** Begin **

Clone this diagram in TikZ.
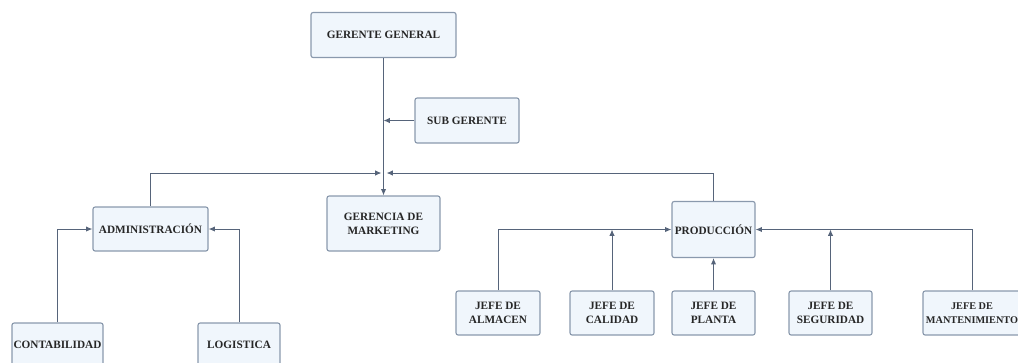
\documentclass[tikz,border=0pt]{standalone}
\usepackage{fontspec}
\setmainfont{Liberation Serif}
\usetikzlibrary{arrows.meta,positioning,calc}
\definecolor{boxfill}{HTML}{F0F6FC}
\definecolor{boxline}{HTML}{8A99AD}
\definecolor{wireclr}{HTML}{56647A}
\tikzset{
    -{Latex[length=4.5pt,width=3.8pt]},semithick,
    unit/.style ={rectangle, rounded corners=1.5pt, draw=boxline, fill=boxfill, line width=0.8pt, align=center, text=black!85, inner sep=0pt, font=\fontsize{8}{10}\selectfont\bfseries},
    boxsize/.style 2 args={minimum width=#1*0.025cm, minimum height=#2*0.025cm},
    link/.style = {draw=wireclr, line width=0.7pt}
}

\begin{document}
\begin{tikzpicture}[x=0.025cm,y=-0.025cm]
    \path[use as bounding box, clip] (0,0) rectangle (1018,362);

    % Top
    \node[unit, boxsize={145}{45}] (gg) at (383.5,35) {GERENTE GENERAL};
    \node[unit, boxsize={104}{45}] (sub) at (467,120.5) {SUB GERENTE};
    \coordinate (jn) at (383.5,173);

    % Second level
    \node[unit, boxsize={115}{44}] (admin) at (150.5,229) {ADMINISTRACIÓN};
    \node[unit, boxsize={113}{55}] (mkt) at (383.5,223.5) {GERENCIA DE\\MARKETING};
    \node[unit, boxsize={83}{56}] (prod) at (713.5,229.5) {PRODUCCIÓN};

    % Administracion
    \node[unit, boxsize={91}{44}] (cont) at (57.5,345) {CONTABILIDAD};
    \node[unit, boxsize={82}{44}] (logi) at (239,345) {LOGISTICA};

    % Produccion
    \node[unit, boxsize={84}{44}] (alm) at (498,313) {JEFE DE\\ALMACEN};
    \node[unit, boxsize={84}{44}] (cal) at (612,313) {JEFE DE\\CALIDAD};
    \node[unit, boxsize={83}{44}] (pla) at (713.5,313) {JEFE DE\\PLANTA};
    \node[unit, boxsize={83}{44}] (seg) at (830.5,313) {JEFE DE\\SEGURIDAD};
    \node[unit, boxsize={98}{44}, font=\fontsize{7.3}{10}\selectfont\bfseries] (man) at (972,313) {JEFE DE\\MANTENIMIENTO};

    % Directed edge
    \draw[link] (gg) -- (mkt);
    \draw[link] (sub) -- (sub -| gg);
    \draw[link] (admin) |- ($(jn)+(-2,0)$);
    \draw[link] (prod) |- ($(jn)+(3,0)$);

    \draw[link] (cont) |- (admin);
    \draw[link] (logi) |- (admin);

    \draw[link] (alm) |- (prod);
    \draw[link] (cal) -- (cal |- prod);
    \draw[link] (pla) -- (prod);
    \draw[link] (seg) -- (seg |- prod);
    \draw[link] (man) |- (prod);
\end{tikzpicture}
\end{document}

** End **

Required work:
Take the lines from the start of the material to the line with "(jn) at (383.5,173);", both included, and transcribe them exactly without the pictures.

Solution for this task:
Clone this diagram in TikZ.
\documentclass[tikz,border=0pt]{standalone}
\usepackage{fontspec}
\setmainfont{Liberation Serif}
\usetikzlibrary{arrows.meta,positioning,calc}
\definecolor{boxfill}{HTML}{F0F6FC}
\definecolor{boxline}{HTML}{8A99AD}
\definecolor{wireclr}{HTML}{56647A}
\tikzset{
    -{Latex[length=4.5pt,width=3.8pt]},semithick,
    unit/.style ={rectangle, rounded corners=1.5pt, draw=boxline, fill=boxfill, line width=0.8pt, align=center, text=black!85, inner sep=0pt, font=\fontsize{8}{10}\selectfont\bfseries},
    boxsize/.style 2 args={minimum width=#1*0.025cm, minimum height=#2*0.025cm},
    link/.style = {draw=wireclr, line width=0.7pt}
}

\begin{document}
\begin{tikzpicture}[x=0.025cm,y=-0.025cm]
    \path[use as bounding box, clip] (0,0) rectangle (1018,362);

    % Top
    \node[unit, boxsize={145}{45}] (gg) at (383.5,35) {GERENTE GENERAL};
    \node[unit, boxsize={104}{45}] (sub) at (467,120.5) {SUB GERENTE};
    \coordinate (jn) at (383.5,173);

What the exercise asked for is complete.